The strategy of the post-modern Memphis studio was to challenge and subvert Modernist conventions of good taste, with a visual language dominated by flamboyant pattern, bold colour, graphic sculptural form and, frequently, humour. It is not only the aesthetics of the movement that has drawn Bas to revisit this energetic period, but also the idea of the artificial versus the real, the notion of the false being more authentic than the actuality (concepts which Bas links to another early influence, Joris-Karl Huysmans' Against Nature). Memphis style prioritises form over function and, for Bas, the Group's work comes as close to sculpture as any design movement in recent times.

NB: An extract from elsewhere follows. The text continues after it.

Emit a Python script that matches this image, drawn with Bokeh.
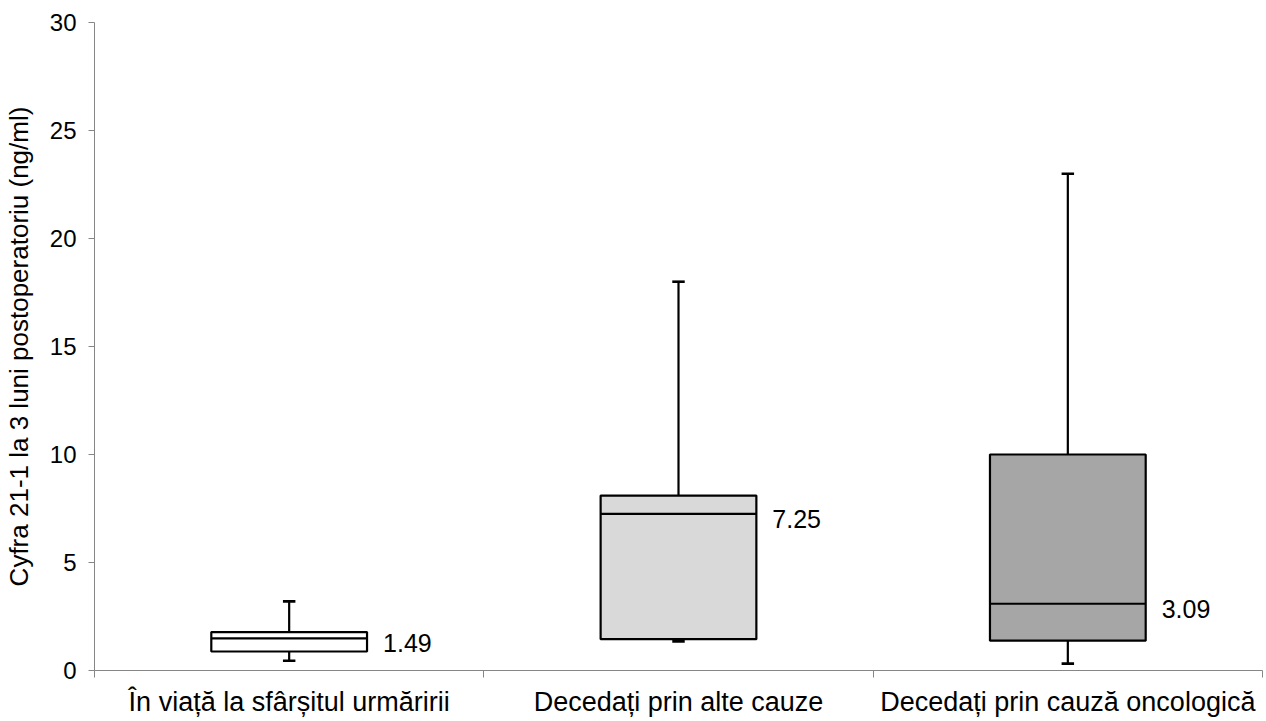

The paintings and works on paper in Memphis Living borrow from this sculptural aesthetic. The artist has said of this new series that, as with a previous body of work in which he articulated a fascination with Futurism, he is "exploring new ways of interpreting a definitive and somewhat overlooked period in cultural history, developing works centred around the kinds of characters who populate my practice, imagining who is the boy/man who would make this sort of space his own, what his home might look like... and what sort of psychosis would lead to this?" Bas articulates this idea further, saying "In my opinion, living 'Memphis' means more than a love of bright colours, pattern and uncomfortable seating. It was an impassioned moment, now quietly spoken and widely considered hideous, but I hope it will be finally recognized as a daring, bold-formed and wildly influential moment/movement that is just catching our rear-view attention again".